EPCs measure the energy efficiency of properties by conducting thorough checks and giving them a rating between ‘G’ and ‘A’. A ‘D’ rating is the average, ‘G’ is the lowest, and an ‘A’ is the highest.
Under these new rules, new build homes listed on the market must have a ‘C’ grade or above EPC rating by 2025 while existing tenancies must have a ‘C’ grade or above by 2028.
Landlord EPC awareness and property purchases
The Landbay research reveals seven out of 10 buy-to-let landlords (70%) are aware of government proposals that all rental properties must have an Energy Performance Certificate (EPC) rating of A, B, or C.
68% of the landlords surveyed had properties with an EPC rating of D or lower. However, the majority of those (80%) intend to make changes to bring their properties up to at least a C rating.
A large budget and a substantial amount of time are likely to go into increasing the EPC rating of a property which is why landlords are changing their buying habits to make the process easier.
According to the research, some landlords see the changes to EPC ratings as an opportunity.

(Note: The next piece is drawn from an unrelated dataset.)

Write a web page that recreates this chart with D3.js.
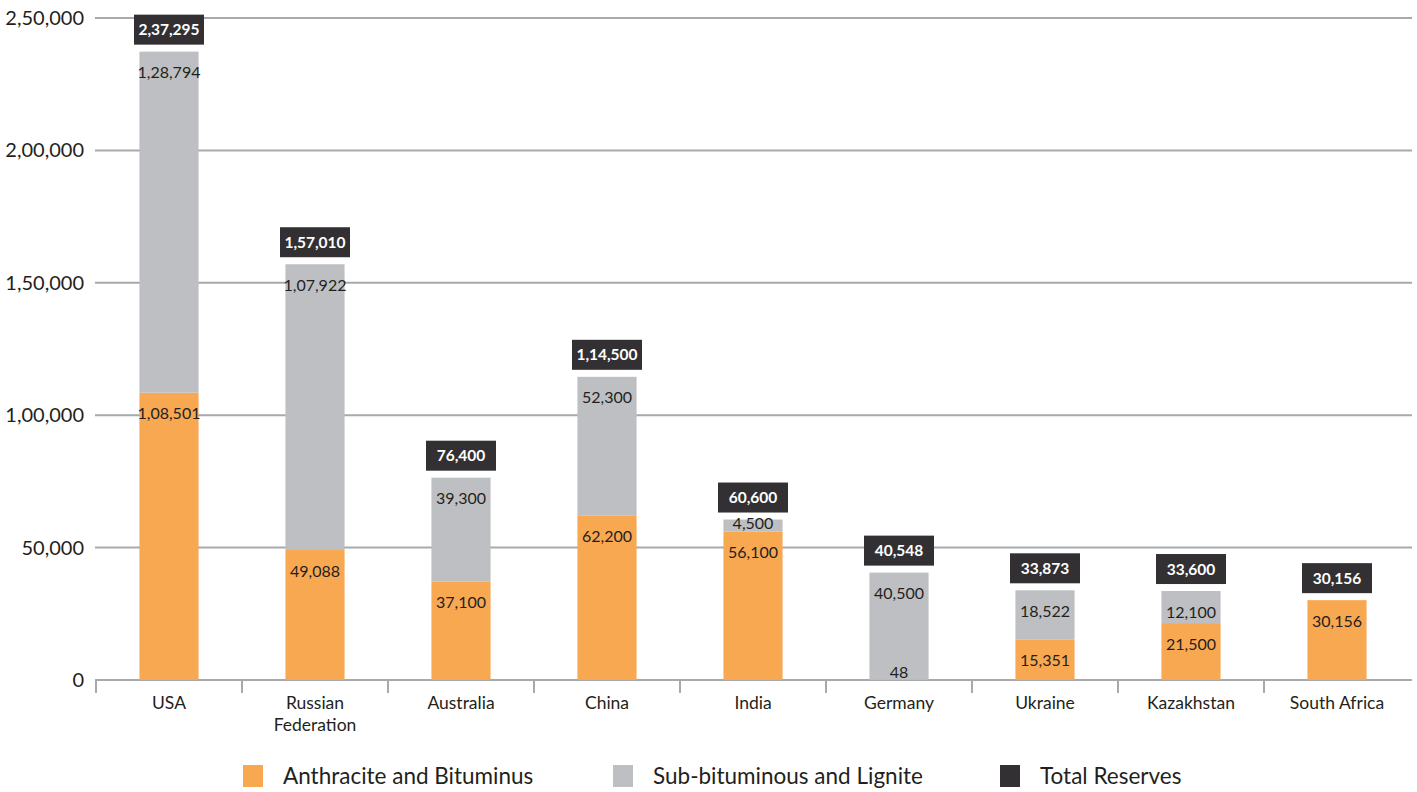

Around 53% of landlords said they would consider buying homes that were D rated or lower and bring them up to at least a C rating.
While 32% of portfolio landlords with four to 10 properties would do the same but only 20% of non-portfolio landlords would choose to buy and upgrade.
Paul Brett, managing director, intermediaries at Landbay, concludes: “Our survey shows that most landlords are aware of the potential new EPC rulings by 2025 and many will have to upgrade their properties to a C rating. Some of them, especially the larger portfolio landlords with 10 or more properties, are looking at how they can turn this to their advantage.”
“Buying properties and making them more energy efficient will raise the value of the property and the rental income landlords can charge, as well as reducing tenant’s energy bills. A few extra thousand pounds spent at the buying stage will be an investment for the longer term.”
“As awareness of EPC requirements and green mortgages improves, I expect to see many more landlords taking advantage of the lower rates offered by the green mortgage.”